#### Provided data
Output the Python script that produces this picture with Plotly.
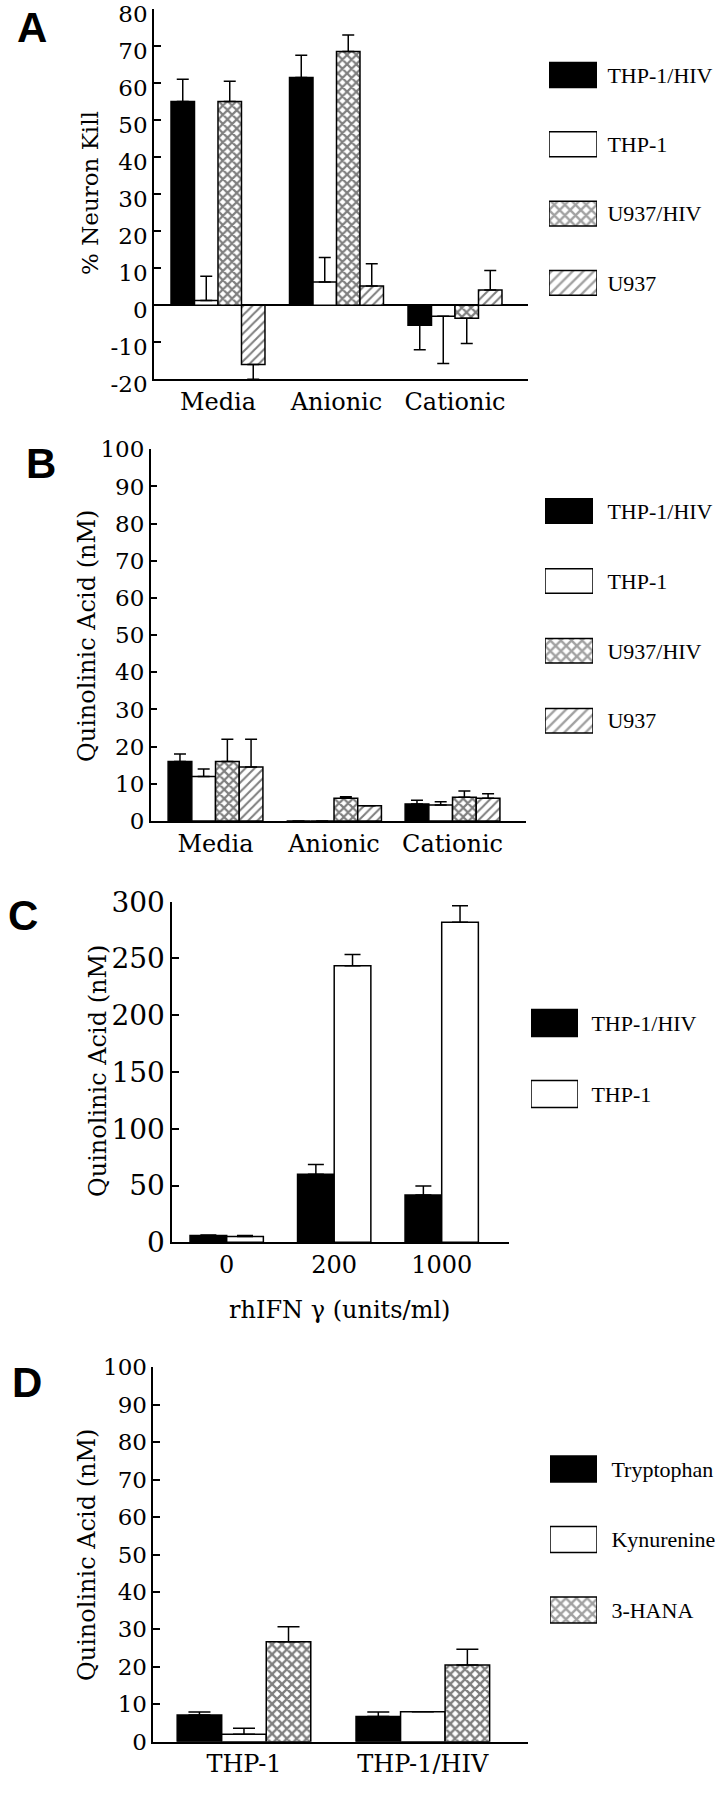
import plotly.graph_objects as go

W, H = 724, 1800

# ---- panel A : % neuron kill ----
a_groups = ['Media', 'Anionic', 'Cationic']
a_names = ['THP-1/HIV', 'THP-1', 'U937/HIV', 'U937']
a_thp_hiv = [55, 61.5, -5.4]
a_thp = [1.3, 6.3, -3.0]
a_u937_hiv = [55, 68.5, -3.5]
a_u937 = [-16, 5.2, 4.1]
a_thp_hiv_err = [6, 6, 6.6]
a_thp_err = [6.5, 6.6, 12.7]
a_u937_hiv_err = [5.5, 4.5, 6.8]
a_u937_err = [4, 6, 5.3]
a_ticks = [-20, -10, 0, 10, 20, 30, 40, 50, 60, 70, 80]

# ---- panel B : quinolinic acid ----
b_groups = ['Media', 'Anionic', 'Cationic']
b_names = ['THP-1/HIV', 'THP-1', 'U937/HIV', 'U937']
b_thp_hiv = [16, 0, 4.6]
b_thp = [12, 0, 4.3]
b_u937_hiv = [16, 6.1, 6.4]
b_u937 = [14.5, 4.1, 6.1]
b_thp_hiv_err = [2, 0, 1]
b_thp_err = [2, 0, 0.9]
b_u937_hiv_err = [6, 0.4, 1.7]
b_u937_err = [7.5, 0, 1.2]

# ---- panel C : rhIFN gamma ----
c_groups = ['0', '200', '1000']
c_names = ['THP-1/HIV', 'THP-1']
c_thp_hiv = [6, 60, 41.6]
c_thp = [5, 243.5, 282]
c_thp_hiv_err = [0.5, 8.5, 8]
c_thp_err = [1, 10, 14.5]

# ---- panel D : precursors ----
d_groups = ['THP-1', 'THP-1/HIV']
d_names = ['Tryptophan', 'Kynurenine', '3-HANA']
d_trp = [7.1, 6.7]
d_kyn = [2, 8]
d_hana = [26.7, 20.5]
d_trp_err = [0.8, 1.2]
d_kyn_err = [1.6, 0]
d_hana_err = [4, 4.2]

# fill style per series: (fill colour, pattern)
styles = {
    'THP-1/HIV': ('black', ''),
    'THP-1': ('white', ''),
    'U937/HIV': ('white', 'x'),
    'U937': ('white', '/'),
    'Tryptophan': ('black', ''),
    'Kynurenine': ('white', ''),
    '3-HANA': ('white', 'x'),
}
# line weight of the hatching differs per pattern type in plotly
solid = {'': 0.3, 'x': 0.55, '/': 0.32}

SERIF = 'DejaVu Serif'
TIMES = 'Liberation Serif'


def px(x):
    return min(max(x / W, 0), 1)


def py(y):
    return min(max(1 - y / H, 0), 1)


fig = go.Figure()


def add_panel(k, groups, names, series, errs, group_w, pat_size, cap):
    n = len(names)
    bw = group_w / n
    for i, (name, vals, err) in enumerate(zip(names, series, errs)):
        color, shape = styles[name]
        plus = [e if v >= 0 else 0 for v, e in zip(vals, err)]
        minus = [e if v < 0 else 0 for v, e in zip(vals, err)]
        fig.add_trace(go.Bar(
            x=groups, y=vals, name=name,
            width=bw, offset=-group_w / 2 + i * bw,
            marker=dict(color=color, line=dict(color='black', width=1.5),
                        pattern=dict(shape=shape, fgcolor='black', bgcolor=color,
                                     size=pat_size, solidity=solid[shape])),
            error_y=dict(type='data', symmetric=False, array=plus, arrayminus=minus,
                         color='black', thickness=1.5, width=cap),
            xaxis='x%d' % k, yaxis='y%d' % k, showlegend=False,
        ))


def add_key(k, names, pat_size, bar_frac):
    colors = [styles[nm][0] for nm in names]
    shapes = [styles[nm][1] for nm in names]
    fig.add_trace(go.Bar(
        y=names, x=[1 for _ in names], orientation='h', width=bar_frac,
        marker=dict(color=colors, line=dict(color='black', width=1.5),
                    pattern=dict(shape=shapes, fgcolor='black', bgcolor=colors,
                                 size=pat_size, solidity=[solid[s] for s in shapes])),
        xaxis='x%d' % k, yaxis='y%d' % k, showlegend=False, hoverinfo='skip',
    ))


add_panel(1, a_groups, a_names, [a_thp_hiv, a_thp, a_u937_hiv, a_u937],
          [a_thp_hiv_err, a_thp_err, a_u937_hiv_err, a_u937_err], 0.793, 6.5, 6)
add_panel(2, b_groups, b_names, [b_thp_hiv, b_thp, b_u937_hiv, b_u937],
          [b_thp_hiv_err, b_thp_err, b_u937_hiv_err, b_u937_err], 0.8, 6.5, 6)
add_panel(3, c_groups, c_names, [c_thp_hiv, c_thp], [c_thp_hiv_err, c_thp_err], 0.682, 6.5, 8)
add_panel(4, d_groups, d_names, [d_trp, d_kyn, d_hana], [d_trp_err, d_kyn_err, d_hana_err],
          0.747, 7, 11)

add_key(5, a_names, 7.5, 0.36)
add_key(6, b_names, 7.5, 0.35)
add_key(7, c_names, 7.5, 0.38)
add_key(8, d_names, 7.5, 0.37)

# panel geometry in pixels: x0, x1, ytop, ybottom, x range, y range, tick size, dtick, label shift
panels = {
    1: (154, 528, 9, 379.3, [-0.54, 2.616], [-20, 80], 23, 10, 5),
    2: (150.7, 526, 449.3, 821, [-0.547, 2.62], [0, 100], 23, 10, 0),
    3: (172.3, 509, 901.7, 1242.3, [-0.506, 2.626], [0, 300], 28, 50, 0),
    4: (153.3, 528, 1367.3, 1741.7, [-0.507, 1.588], [0, 100], 23, 10, 0),
}
cat_size = {1: 24, 2: 24, 3: 24, 4: 24}

lay = {}
for k, (x0, x1, yt, yb, xr, yr, tsize, dt, shift) in panels.items():
    lay['xaxis%d' % k] = dict(
        domain=[px(x0), px(x1)], anchor='y%d' % k, type='category', range=xr,
        showline=True, linecolor='black', linewidth=1.5, ticks='', showgrid=False,
        zeroline=False, automargin=False, ticklabeloverflow='allow',
        tickfont=dict(family=SERIF, size=cat_size[k], color='black'),
    )
    yax = dict(
        domain=[py(yb), py(yt)], anchor='x%d' % k, range=yr, dtick=dt,
        showline=True, linecolor='black', linewidth=1.5, ticks='inside', ticklen=7,
        tickwidth=1.5, tickcolor='black', showgrid=False, automargin=False,
        ticklabeloverflow='allow', ticklabelshift=shift,
        zeroline=(k == 1), zerolinecolor='black', zerolinewidth=1.5,
        tickfont=dict(family=SERIF, size=tsize, color='black'),
    )
    if k == 1:
        yax.update(tickmode='array', tickvals=a_ticks, ticktext=[str(v) for v in a_ticks])
    lay['yaxis%d' % k] = yax

# key boxes: x0, x1, first centre, spacing, count, gap to label
keys = {
    5: (549, 597, 75, 69.3, 4, 5),
    6: (545, 593, 511, 69.9, 4, 9),
    7: (531, 578, 1023, 71, 2, 8),
    8: (550, 597, 1469, 70.5, 3, 9),
}
for k, (x0, x1, c0, sp, n, gap) in keys.items():
    top = c0 - sp / 2
    bot = c0 + sp * (n - 1) + sp / 2
    lay['xaxis%d' % k] = dict(domain=[px(x0), px(x1)], anchor='y%d' % k, range=[0, 1],
                              visible=False, automargin=False)
    lay['yaxis%d' % k] = dict(
        domain=[py(bot), py(top)], anchor='x%d' % k, type='category',
        range=[n - 0.5, -0.5], side='right', showline=False, showgrid=False,
        zeroline=False, ticks='outside', ticklen=gap, tickcolor='rgba(0,0,0,0)',
        automargin=False, ticklabeloverflow='allow',
        tickfont=dict(family=TIMES, size=22, color='black'),
    )

notes = []
for letter, x, y in [('A', 32, 28), ('B', 41, 463), ('C', 23, 915), ('D', 27, 1382)]:
    notes.append(dict(text=letter, x=px(x), y=py(y), xref='paper', yref='paper',
                      xanchor='center', yanchor='middle', showarrow=False,
                      font=dict(family='Liberation Sans', size=42, color='black', weight='bold')))
for txt, x, y, size in [('% Neuron Kill', 90, 193, 23),
                        ('Quinolinic Acid (nM)', 87, 636, 24),
                        ('Quinolinic Acid (nM)', 98, 1071, 24),
                        ('Quinolinic Acid (nM)', 87, 1555, 24)]:
    notes.append(dict(text=txt, x=px(x), y=py(y), xref='paper', yref='paper',
                      xanchor='center', yanchor='middle', showarrow=False, textangle=-90,
                      font=dict(family=SERIF, size=size, color='black')))
notes.append(dict(text='rhIFN γ (units/ml)', x=px(339), y=py(1310), xref='paper', yref='paper',
                  xanchor='center', yanchor='middle', showarrow=False,
                  font=dict(family=SERIF, size=24, color='black')))

fig.update_layout(
    width=W, height=H, margin=dict(l=0, r=0, t=0, b=0, autoexpand=False),
    paper_bgcolor='white', plot_bgcolor='white', barmode='group',
    annotations=notes, **lay,
)

# drop the browser's default 8px body margin so the figure sits at the page corner
fig.write_html('out.html', config={'displayModeBar': False},
               post_script="document.body.style.margin = '0px';")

#### Aim of the exercise
Write out each line of the listing above, exactly, from its first line to the line holding "W, H = 724, 1800", inclusive. Skip the pictures.

#### Written response
Output the Python script that produces this picture with Plotly.
import plotly.graph_objects as go

W, H = 724, 1800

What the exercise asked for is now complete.